▸ EXERCISE GOAL: Below are records; work out how many of their lines hold the string "code" and give that number alone.

=== RECORDS TO USE ===

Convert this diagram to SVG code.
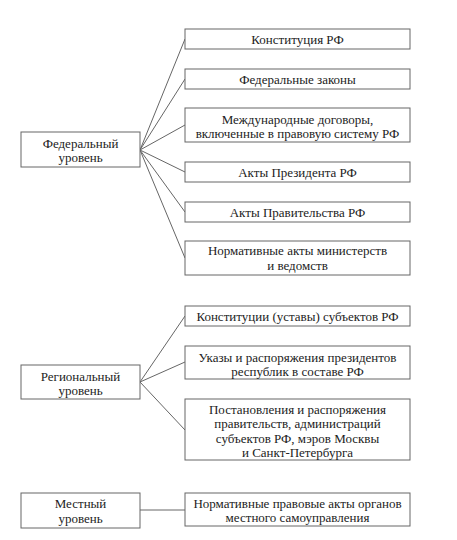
<svg xmlns="http://www.w3.org/2000/svg" width="457" height="540" viewBox="0 0 457 540">
<style>
rect{fill:#fff;stroke:#666;stroke-width:1}
text{font-family:"Liberation Serif","Times New Roman",serif;font-size:13px;fill:#222;text-anchor:middle}
line{stroke:#666;stroke-width:1}
</style>
<rect x="0" y="0" width="457" height="540" style="stroke:none"/>
<g id="connectors">
<line x1="140" y1="150" x2="185" y2="39"/>
<line x1="140" y1="150" x2="185" y2="79"/>
<line x1="140" y1="150" x2="185" y2="125"/>
<line x1="140" y1="150" x2="185" y2="172"/>
<line x1="140" y1="150" x2="185" y2="212"/>
<line x1="140" y1="150" x2="185" y2="258"/>
<line x1="140" y1="382" x2="185" y2="316"/>
<line x1="140" y1="382" x2="185" y2="362"/>
<line x1="140" y1="382" x2="185" y2="430"/>
<line x1="140" y1="510" x2="185" y2="510"/>
</g>
<g id="federal"><rect x="21" y="132" width="119" height="35"/><text x="80.5" y="147.5">Федеральный</text><text x="80.5" y="161.5">уровень</text></g>
<g id="f1"><rect x="185" y="29" width="225" height="20"/><text x="297.5" y="43.5">Конституция РФ</text></g>
<g id="f2"><rect x="185" y="69" width="225" height="20"/><text x="297.5" y="83.5">Федеральные законы</text></g>
<g id="f3"><rect x="185" y="108" width="225" height="34"/><text x="297.5" y="123.5">Международные договоры,</text><text x="297.5" y="137.5">включенные в правовую систему РФ</text></g>
<g id="f4"><rect x="185" y="162" width="225" height="20"/><text x="297.5" y="176.5">Акты Президента РФ</text></g>
<g id="f5"><rect x="185" y="202" width="225" height="20"/><text x="297.5" y="216.5">Акты Правительства РФ</text></g>
<g id="f6"><rect x="185" y="241" width="225" height="34"/><text x="297.5" y="254.5">Нормативные акты министерств</text><text x="297.5" y="270">и ведомств</text></g>
<g id="regional"><rect x="21" y="365" width="119" height="34"/><text x="80.5" y="380.5">Региональный</text><text x="80.5" y="394.5">уровень</text></g>
<g id="r1"><rect x="185" y="306" width="225" height="20"/><text x="297.5" y="320.5">Конституции (уставы) субъектов РФ</text></g>
<g id="r2"><rect x="185" y="346" width="225" height="33"/><text x="297.5" y="361.5">Указы и распоряжения президентов</text><text x="297.5" y="375.5">республик в составе РФ</text></g>
<g id="r3"><rect x="185" y="399" width="225" height="61"/><text x="297.5" y="413.5">Постановления и распоряжения</text><text x="297.5" y="428">правительств, администраций</text><text x="297.5" y="442.5">субъектов РФ, мэров Москвы</text><text x="297.5" y="456.5">и Санкт-Петербурга</text></g>
<g id="local"><rect x="21" y="493" width="119" height="35"/><text x="80.5" y="507.5">Местный</text><text x="80.5" y="523">уровень</text></g>
<g id="l1"><rect x="185" y="493" width="225" height="33"/><text x="297.5" y="507.5">Нормативные правовые акты органов</text><text x="297.5" y="522">местного самоуправления</text></g>
</svg>
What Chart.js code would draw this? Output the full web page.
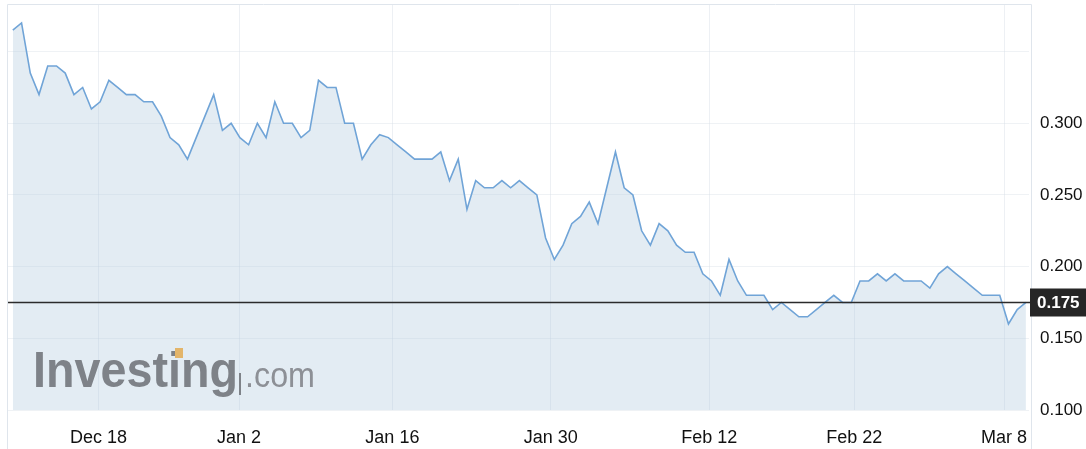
<!DOCTYPE html>
<html>
<head>
<meta charset="utf-8">
<script src="https://cdn.jsdelivr.net/npm/chart.js@4.4.1/dist/chart.umd.min.js"></script>
<style>
  html, body { margin: 0; padding: 0; background: #fff; }
  #wrap { width: 1086px; height: 449px; }
</style>
</head>
<body>
<div id="wrap"><canvas id="price-chart" width="1086" height="449"></canvas></div>
<script>
// closing prices, one per bar
const prices = [
    0.365, 0.370, 0.335, 0.320, 0.340, 0.340, 0.335, 0.320, 0.325, 0.310,
    0.315, 0.330, 0.325, 0.320, 0.320, 0.315, 0.315, 0.305, 0.290, 0.285,
    0.275, 0.290, 0.305, 0.320, 0.295, 0.300, 0.290, 0.285, 0.300, 0.290,
    0.315, 0.300, 0.300, 0.290, 0.295, 0.330, 0.325, 0.325, 0.300, 0.300,
    0.275, 0.285, 0.292, 0.290, 0.285, 0.280, 0.275, 0.275, 0.275, 0.280,
    0.260, 0.275, 0.240, 0.260, 0.255, 0.255, 0.260, 0.255, 0.260, 0.255,
    0.250, 0.220, 0.205, 0.215, 0.230, 0.235, 0.245, 0.230, 0.255, 0.280,
    0.255, 0.250, 0.225, 0.215, 0.230, 0.225, 0.215, 0.210, 0.210, 0.195,
    0.190, 0.180, 0.205, 0.190, 0.180, 0.180, 0.180, 0.170, 0.175, 0.170,
    0.165, 0.165, 0.170, 0.175, 0.180, 0.175, 0.175, 0.190, 0.190, 0.195,
    0.190, 0.195, 0.190, 0.190, 0.190, 0.185, 0.195, 0.200, 0.195, 0.190,
    0.185, 0.180, 0.180, 0.180, 0.160, 0.170, 0.175
];

// date ticks, placed by bar index
const dateTickIndex = [9.8, 25.9, 43.46, 61.59, 79.75, 96.35, 113.5];
const dateTickLabels = ['Dec 18', 'Jan 2', 'Jan 16', 'Jan 30', 'Feb 12', 'Feb 22', 'Mar 8'];

const priceTicks = [0.10, 0.15, 0.20, 0.25, 0.30, 0.35];
const lastPrice = 0.175;

const FONT = '"Liberation Sans", Arial, Helvetica, sans-serif';

const frame = {
    id: 'frame',
    beforeDraw(chart) {
        const { ctx, chartArea: ca } = chart;
        ctx.save();
        ctx.strokeStyle = '#dfe5ec';
        ctx.lineWidth = 1;
        ctx.beginPath();
        ctx.moveTo(ca.left - 0.5, chart.height);
        ctx.lineTo(ca.left - 0.5, ca.top - 0.5);
        ctx.lineTo(ca.right + 2.5, ca.top - 0.5);
        ctx.lineTo(ca.right + 2.5, chart.height);
        ctx.stroke();
        ctx.restore();
    }
};

const watermark = {
    id: 'watermark',
    afterDatasetsDraw(chart) {
        const { ctx, chartArea: ca } = chart;
        const x0 = ca.left + 25;
        const base = ca.bottom - 23;
        ctx.save();
        ctx.textBaseline = 'alphabetic';
        ctx.textAlign = 'left';
        ctx.fillStyle = '#7e8288';
        ctx.font = 'bold 50px ' + FONT;
        ctx.fillText('Investing', x0, base, 205);
        ctx.fillRect(x0 + 206, base - 14, 2, 22);
        ctx.fillStyle = '#e3b56a';
        ctx.fillRect(x0 + 142, base - 39, 8, 10);
        ctx.fillStyle = '#8d9096';
        ctx.font = '35px ' + FONT;
        ctx.fillText('.com', x0 + 212, base, 70);
        ctx.restore();
    }
};

const lastPriceMarker = {
    id: 'lastPriceMarker',
    afterDraw(chart) {
        const { ctx, chartArea: ca } = chart;
        const y = Math.round(chart.scales.y.getPixelForValue(lastPrice)) + 0.5;
        ctx.save();
        ctx.strokeStyle = '#2b2b2b';
        ctx.lineWidth = 1.5;
        ctx.beginPath();
        ctx.moveTo(ca.left, y);
        ctx.lineTo(ca.right + 2, y);
        ctx.stroke();
        ctx.fillStyle = '#262626';
        ctx.fillRect(ca.right + 1, y - 14, chart.width - ca.right, 28);
        ctx.fillStyle = '#fff';
        ctx.font = 'bold 17px ' + FONT;
        ctx.textBaseline = 'middle';
        ctx.fillText(lastPrice.toFixed(3), ca.right + 8, y + 1);
        ctx.restore();
    }
};

new Chart(document.getElementById('price-chart').getContext('2d'), {
    type: 'line',
    plugins: [frame, watermark, lastPriceMarker],
    data: {
        datasets: [{
            data: prices.map((p, i) => ({ x: i, y: p })),
            borderColor: '#70a4d7',
            borderWidth: 1.6,
            backgroundColor: 'rgba(175, 200, 222, 0.35)',
            fill: 'start',
            pointRadius: 0,
            tension: 0
        }]
    },
    options: {
        responsive: false,
        devicePixelRatio: 1,
        animation: false,
        layout: { padding: { left: 8, top: 5, right: 0, bottom: 0 } },
        plugins: {
            legend: { display: false },
            title: { display: false },
            tooltip: { enabled: false }
        },
        scales: {
            x: {
                type: 'linear',
                min: -0.55,
                max: 116.35,
                afterBuildTicks: scale => {
                    scale.ticks = dateTickIndex.map(v => ({ value: v }));
                },
                afterFit: scale => {
                    scale.height = 39;
                    scale.paddingLeft = 0;
                    scale.paddingRight = 0;
                },
                border: { display: false },
                grid: { color: 'rgba(210, 218, 228, 0.4)', drawTicks: false },
                ticks: {
                    autoSkip: false,
                    maxRotation: 0,
                    padding: 17,
                    color: '#111',
                    font: { family: FONT, size: 18 },
                    callback: (value, index) => dateTickLabels[index]
                }
            },
            y: {
                position: 'right',
                min: 0.1,
                max: 0.3825,
                afterBuildTicks: scale => {
                    scale.ticks = priceTicks.map(v => ({ value: v }));
                },
                afterFit: scale => {
                    scale.width = 57;
                    scale.paddingTop = 0;
                    scale.paddingBottom = 0;
                },
                border: { display: false },
                grid: { color: 'rgba(215, 222, 230, 0.4)', drawTicks: false },
                ticks: {
                    padding: 11,
                    color: '#111',
                    font: { family: FONT, size: 17 },
                    callback: value => value > 0.34 ? '' : value.toFixed(3)
                }
            }
        }
    }
});
</script>
</body>
</html>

===

▸ PROBLEM SOLUTION: 2